__Set exercise__.
Using the listing below, please print exactly the lines from the one with "Write the Plotly code for this chart." through the one with "repro_y = [0.58, 0.68, 0.85, 1.49, 1.6, 2.5]". Leave out every picture.

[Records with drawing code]
◇ ◇ ◇ ◇ ◇

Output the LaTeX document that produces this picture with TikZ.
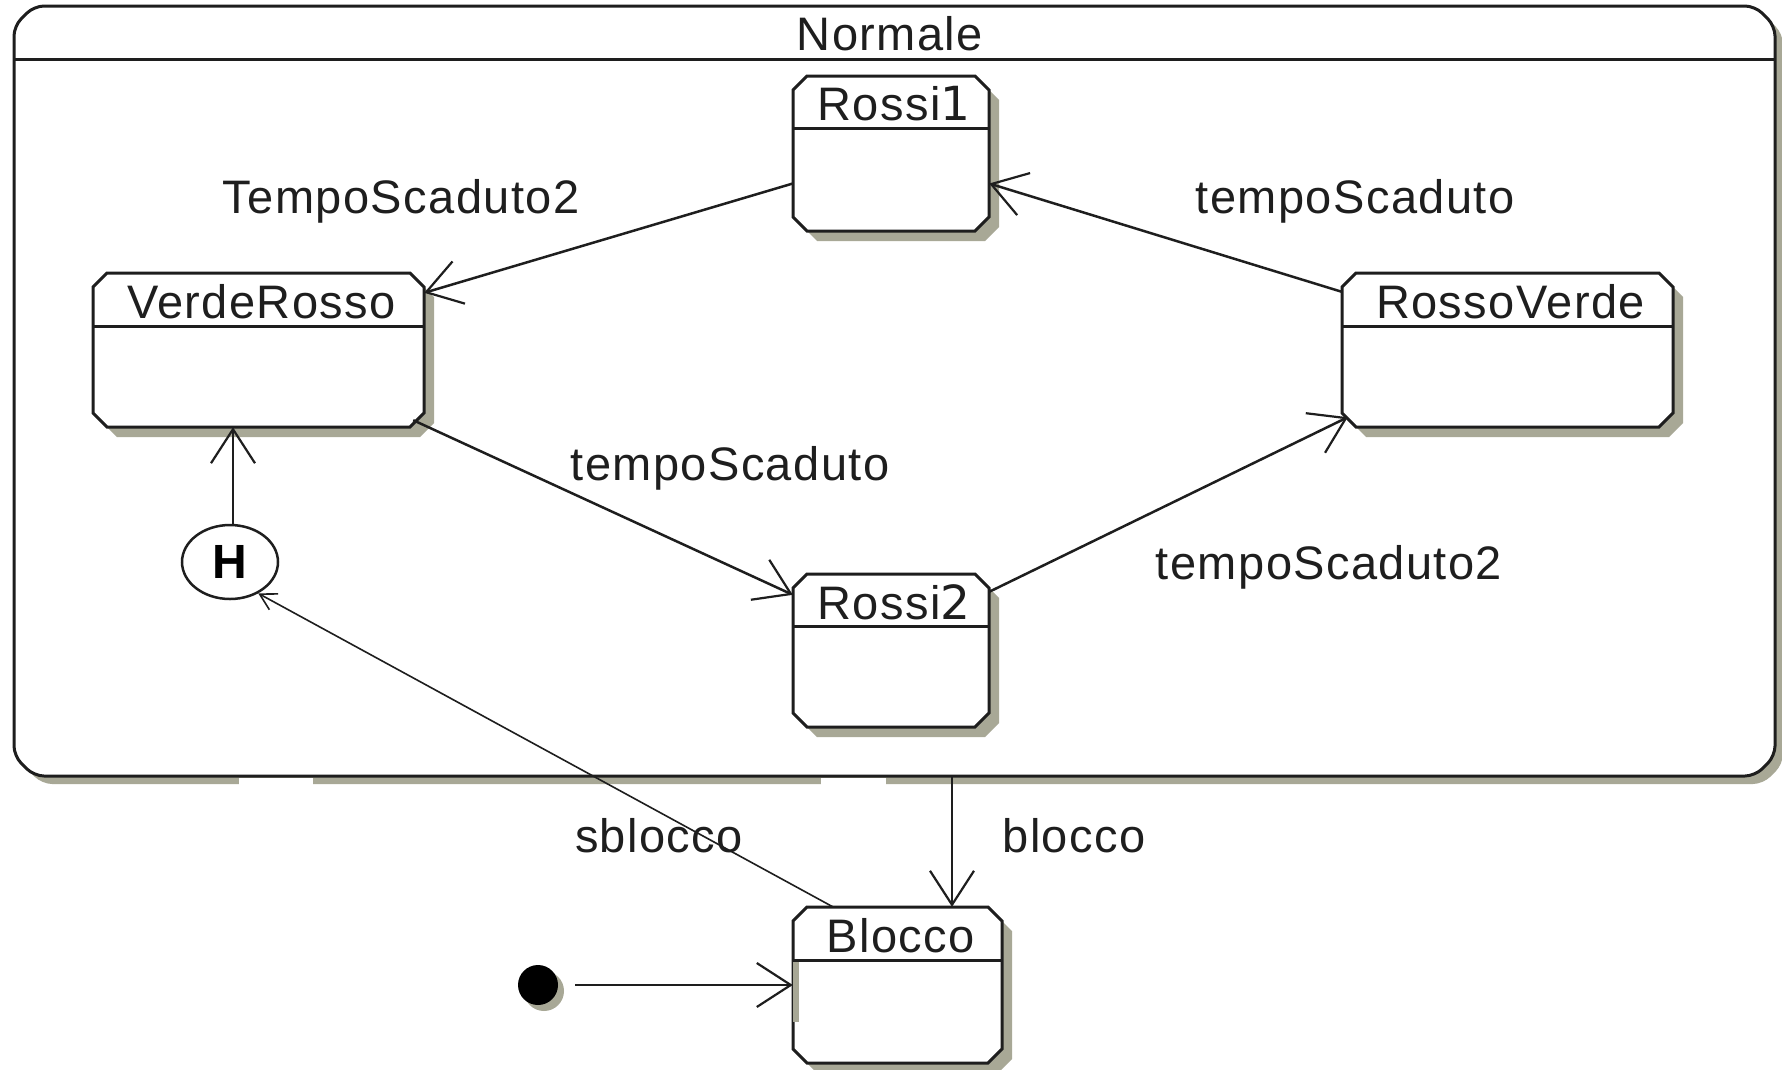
\documentclass[tikz,border=0pt]{standalone}
\usepackage{fontspec}
\setmainfont[LetterSpace=3]{Liberation Sans}
\newfontfamily\dvfont{DejaVu Sans}
\usetikzlibrary{arrows.meta,calc,shapes.geometric}
\definecolor{shadowc}{RGB}{168,168,150}
\definecolor{ink}{RGB}{30,30,30}
\tikzset{
  lbl/.style={font=\fontsize{47}{50}\selectfont, inner sep=0pt, text=ink},
  boxnode/.style={rectangle, draw=none, inner sep=0pt},
  border/.style={draw=ink, line width=3pt, fill=white},
  trans/.style={draw=ink, line width=2.5pt, -{Straight Barb[length=34pt,width=44pt,line width=2.2pt]}},
  thintrans/.style={draw=ink, line width=1.6pt, -{Straight Barb[length=16pt,width=18pt,line width=1.6pt]}},
}
\newcommand\champfill[5]{\path[#1] (#2+14,#3) -- (#4-14,#3) -- (#4,#3+14) -- (#4,#5-14) -- (#4-14,#5) -- (#2+14,#5) -- (#2,#5-14) -- (#2,#3+14) -- cycle;}
\newcommand\umlstate[7]{%
  \champfill{fill=shadowc}{#2+10}{#3+10}{#4+10}{#5+10}
  \champfill{border}{#2}{#3}{#4}{#5}
  \draw[ink, line width=3pt] (#2,#6) -- (#4,#6);
  \node[boxnode, minimum width={#4pt-#2pt}, minimum height={#5pt-#3pt}] (#1) at ({(#2+#4)/2},{(#3+#5)/2}) {};
  \node[lbl] (#1-t) at ({(#2+#4)/2+3},{(#3+#6)/2+2}) {#7};
}
\begin{document}
\begin{tikzpicture}[x=1pt,y=-1pt]
\useasboundingbox (0,0) rectangle (1782,1069);
\fill[white] (0,0) rectangle (1782,1069);
% container Normale
\fill[shadowc, rounded corners=10pt] (22,34) -- (42,14) -- (1763,14) -- (1783,34) -- (1783,764) -- (1763,784) -- (42,784) -- (22,764) -- cycle;
\fill[white] (239,778) rectangle (313,792);
\fill[white] (821,778) rectangle (886,792);
\path[border, rounded corners=10pt] (14,26) -- (34,6) -- (1755,6) -- (1775,26) -- (1775,756) -- (1755,776) -- (34,776) -- (14,756) -- cycle;
\node[boxnode, minimum width=1761pt, minimum height=770pt] (nm) at (894.5,391) {};
\draw[ink, line width=3pt] (14,59) -- (1775,59);
\node[lbl] (nm-t) at (890,34) {Normale};
% states
\umlstate{r1}{793}{76}{989}{231}{128}{Rossi{\dvfont 1}}
\umlstate{vr}{93}{273}{424}{427}{326}{VerdeRosso}
\umlstate{rv}{1342}{273}{1673}{427}{326}{RossoVerde}
\umlstate{r2}{793}{574}{989}{727}{626}{Rossi{\dvfont 2}}
\umlstate{bl}{793}{907}{1002}{1063}{960}{Blocco}
\draw[shadowc, line width=6pt] (796,962) -- (796,1022);
% history and initial
\node[draw=ink, line width=2.5pt, ellipse, minimum width=96pt, minimum height=74pt, fill=white, inner sep=0pt, font=\bfseries\fontsize{48}{50}\selectfont] (h) at (230,562) {H};
\fill[shadowc] (544,991) circle (20);
\node[circle, fill=black, minimum size=40pt, inner sep=0pt] (init) at (538,985) {};
% transitions
\draw[trans] ([yshift=-30pt]r1.west) -- ([yshift=-20pt]vr.north east);
\draw[trans] ([yshift=-19pt]rv.north west) -- ([yshift=-30pt]r1.east);
\draw[trans] ([xshift=-11pt,yshift=7pt]vr.south east) -- ([yshift=-21pt]r2.north west);
\draw[trans] ([yshift=-18pt]r2.north east) -- ([xshift=6pt,yshift=10pt]rv.south west);
\coordinate (hs) at ([xshift=3pt]h.north);
\draw[trans] (hs) -- (hs |- vr.south);
\draw[thintrans] ([xshift=40pt]bl.north west) -- (h.-48);
\coordinate (bk) at ([xshift=54.5pt]bl.north);
\draw[trans] (bk |- nm.south) -- (bk);
\draw[trans] ([xshift=17pt]init.east) -- (init -| bl.west);
% labels
\node[lbl] (l1) at (401,201) {TempoScaduto2};
\node[lbl] (l2) at (1355,201) {tempoScaduto};
\node[lbl] (l3) at (730,468) {tempoScaduto};
\node[lbl] (l4) at (1329,567) {tempoScaduto2};
\node[lbl] (l5) at (659,836) {sblocco};
\node[lbl] (l6) at (1074,836) {blocco};
\end{tikzpicture}
\end{document}
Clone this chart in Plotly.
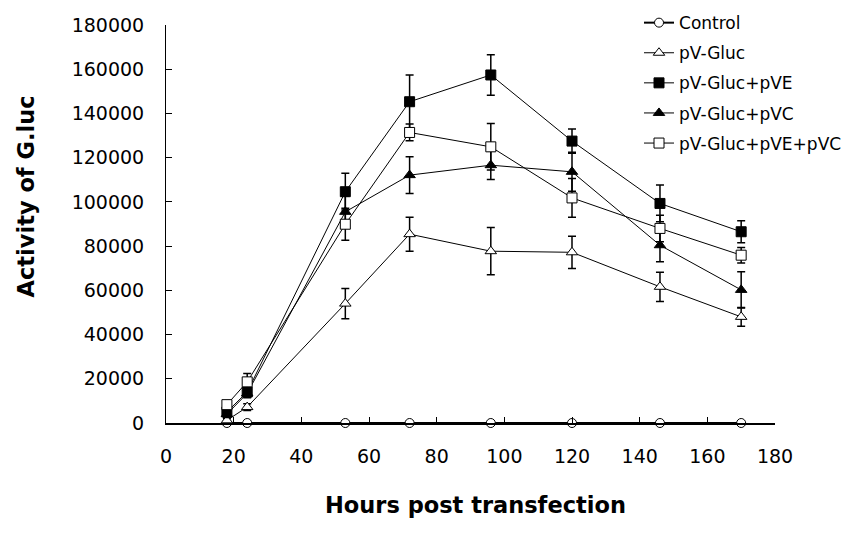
import plotly.graph_objects as go

hours = [18, 24, 53, 72, 96, 120, 146, 170]

series_names = ["Control", "pV-Gluc", "pV-Gluc+pVE", "pV-Gluc+pVC", "pV-Gluc+pVE+pVC"]

control = [0, 0, 0, 0, 0, 0, 0, 0]
control_err = [0, 0, 0, 0, 0, 0, 0, 0]

pv_gluc = [1200, 7200, 54000, 85400, 77700, 77200, 61600, 48000]
pv_gluc_err = [800, 1500, 6800, 7700, 10700, 7300, 6600, 4200]

pv_gluc_pve = [5000, 14000, 104600, 145300, 157400, 127500, 99300, 86500]
pv_gluc_pve_err = [1500, 2000, 8300, 12100, 9200, 5500, 8300, 5000]

pv_gluc_pvc = [4000, 13400, 95500, 112100, 116600, 113600, 80400, 60200]
pv_gluc_pvc_err = [1500, 2000, 7000, 8300, 6500, 8800, 7500, 8200]

pv_gluc_pve_pvc = [8300, 18600, 89900, 131400, 124900, 101800, 88000, 75900]
pv_gluc_pve_pvc_err = [1500, 3800, 7200, 3800, 10500, 8800, 6000, 3500]

values = [control, pv_gluc, pv_gluc_pve, pv_gluc_pvc, pv_gluc_pve_pvc]
errors = [control_err, pv_gluc_err, pv_gluc_pve_err, pv_gluc_pvc_err, pv_gluc_pve_pvc_err]
symbols = ["circle", "triangle-up", "square", "triangle-up", "square"]
fills = ["white", "white", "black", "black", "white"]
sizes = [9, 10, 10, 10, 10]

y_ticks = [0, 20000, 40000, 60000, 80000, 100000, 120000, 140000, 160000, 180000]
x_ticks = [0, 20, 40, 60, 80, 100, 120, 140, 160, 180]

fig = go.Figure()
for i, name in enumerate(series_names):
    fig.add_trace(go.Scatter(
        x=hours, y=values[i], name=name, mode="lines+markers",
        legendgroup=name,
        line=dict(color="black", width=2 if i == 0 else 1),
        marker=dict(symbol=symbols[i], size=sizes[i], color=fills[i],
                    line=dict(color="black", width=1)),
        error_y=dict(type="data", array=errors[i], visible=(i != 0),
                     color="black", thickness=1.5, width=4),
        cliponaxis=False,
    ))

font_family = "DejaVu Sans"
fig.update_layout(
    width=855, height=529,
    margin=dict(l=158, r=88, t=17, b=114, autoexpand=False),
    paper_bgcolor="white", plot_bgcolor="white",
    font=dict(family=font_family, color="black"),
    showlegend=True,
    legend=dict(x=0.7767, y=1.05, xanchor="left", yanchor="top",
                font=dict(family=font_family, size=17, color="black"),
                bgcolor="rgba(0,0,0,0)", traceorder="grouped", tracegroupgap=5),
    xaxis=dict(range=[0, 180], tickvals=x_ticks, ticktext=[str(v) for v in x_ticks],
               showline=True, linecolor="black", linewidth=1.5,
               ticks="inside", ticklen=6, tickcolor="black", tickwidth=1,
               showgrid=False, zeroline=False, automargin=False,
               tickfont=dict(family=font_family, size=19, color="black"),
               ticklabelstandoff=15),
    yaxis=dict(range=[0, 180000], tickvals=y_ticks, tickformat="d",
               showline=True, linecolor="black", linewidth=1,
               ticks="inside", ticklen=6, tickcolor="black", tickwidth=1,
               showgrid=False, zeroline=False, automargin=False,
               tickfont=dict(family=font_family, size=19, color="black"),
               ticklabelstandoff=17),
    annotations=[
        dict(text="<b>Hours post transfection</b>", xref="paper", yref="paper",
             x=0.508, y=-0.206, xanchor="center", yanchor="middle", showarrow=False,
             font=dict(family=font_family, size=22.5, color="black")),
        dict(text="<b>Activity of G.luc</b>", xref="paper", yref="paper",
             x=-0.2307, y=0.568, xanchor="center", yanchor="middle", showarrow=False,
             textangle=-90, font=dict(family=font_family, size=22.5, color="black")),
    ],
)

fig.write_html("out.html")
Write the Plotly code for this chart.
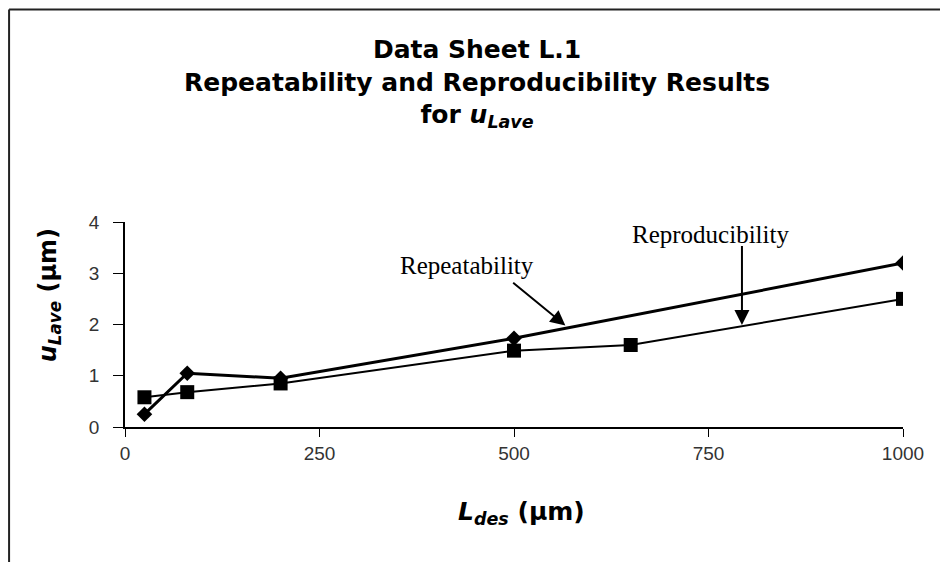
import plotly.graph_objects as go

# data
rep_x = [25, 80, 200, 500, 1000]
rep_y = [0.25, 1.05, 0.95, 1.73, 3.2]
repro_x = [25, 80, 200, 500, 650, 1000]
repro_y = [0.58, 0.68, 0.85, 1.49, 1.6, 2.5]

x_ticks = [0, 250, 500, 750, 1000]
y_ticks = [0, 1, 2, 3, 4]

fig = go.Figure()

fig.add_trace(go.Scatter(x=rep_x, y=rep_y, mode='lines+markers', name='Repeatability',
                         line=dict(color='black', width=3),
                         marker=dict(symbol='diamond', size=12, color='black')))
fig.add_trace(go.Scatter(x=repro_x, y=repro_y, mode='lines+markers', name='Reproducibility',
                         line=dict(color='black', width=2),
                         marker=dict(symbol='square', size=14, color='black')))

title_font = dict(family='DejaVu Sans', size=25, color='black')
tick_font = dict(family='Liberation Sans, Arial', size=19, color='#333')
note_font = dict(family='Liberation Serif, Times New Roman', size=25, color='black')

annotations = [
    # chart title
    dict(text='<b>Data Sheet L.1<br>Repeatability and Reproducibility Results<br>'
              'for <i>u</i><sub><i>Lave</i></sub></b>',
         xref='paper', yref='paper', x=0.453, y=1.92, xanchor='center', yanchor='top',
         showarrow=False, font=title_font),
    # axis titles
    dict(text='<b><i>L</i><sub><i>des</i></sub> (µm)</b>',
         xref='paper', yref='paper', x=0.51, y=-0.42, xanchor='center', yanchor='middle',
         showarrow=False, font=title_font),
    dict(text='<b><i>u</i><sub><i>Lave</i></sub> (µm)</b>', textangle=-90,
         xref='paper', yref='paper', x=-0.097, y=0.64, xanchor='center', yanchor='middle',
         showarrow=False, font=dict(family='DejaVu Sans', size=24, color='black')),
    # labels with arrows
    dict(text='Repeatability', x=440, y=3.16, xref='x', yref='y', showarrow=False,
         font=note_font),
    dict(x=566, y=1.98, ax=497, ay=2.84, xref='x', yref='y', axref='x', ayref='y',
         showarrow=True, arrowhead=2, arrowsize=1.5, arrowwidth=2, arrowcolor='black',
         text=''),
    dict(text='Reproducibility', x=752, y=3.75, xref='x', yref='y', showarrow=False,
         font=note_font),
    dict(x=793, y=1.99, ax=793, ay=3.56, xref='x', yref='y', axref='x', ayref='y',
         showarrow=True, arrowhead=2, arrowsize=1.5, arrowwidth=2, arrowcolor='black',
         text=''),
]

# the page adds an 8px body margin, so the figure is 8px smaller and margins shifted
fig.update_layout(
    width=940, height=554,
    margin=dict(l=117, r=45, t=214, b=135),
    paper_bgcolor='white', plot_bgcolor='white',
    showlegend=False,
    annotations=annotations,
    shapes=[
        # outer frame (top and left edges visible)
        dict(type='line', xref='paper', yref='paper', x0=-0.149, x1=1.1, y0=2.036, y1=2.036,
             line=dict(color='#222', width=2)),
        dict(type='line', xref='paper', yref='paper', x0=-0.149, x1=-0.149, y0=2.036, y1=-0.7,
             line=dict(color='#222', width=2)),
    ],
)

fig.update_xaxes(range=[0, 1000], tickvals=x_ticks, showgrid=False, zeroline=False,
                 showline=True, linecolor='black', linewidth=1.5, ticks='outside',
                 ticklen=8, tickcolor='black', tickfont=tick_font)
fig.update_yaxes(range=[0, 4], tickvals=y_ticks, showgrid=False, zeroline=False,
                 showline=True, linecolor='black', linewidth=1.5, ticks='outside',
                 ticklen=10, tickcolor='black', tickfont=tick_font, ticklabelstandoff=10)

fig.write_html("out.html")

◇ ◇ ◇ ◇ ◇

__The solution__.
Write the Plotly code for this chart.
import plotly.graph_objects as go

# data
rep_x = [25, 80, 200, 500, 1000]
rep_y = [0.25, 1.05, 0.95, 1.73, 3.2]
repro_x = [25, 80, 200, 500, 650, 1000]
repro_y = [0.58, 0.68, 0.85, 1.49, 1.6, 2.5]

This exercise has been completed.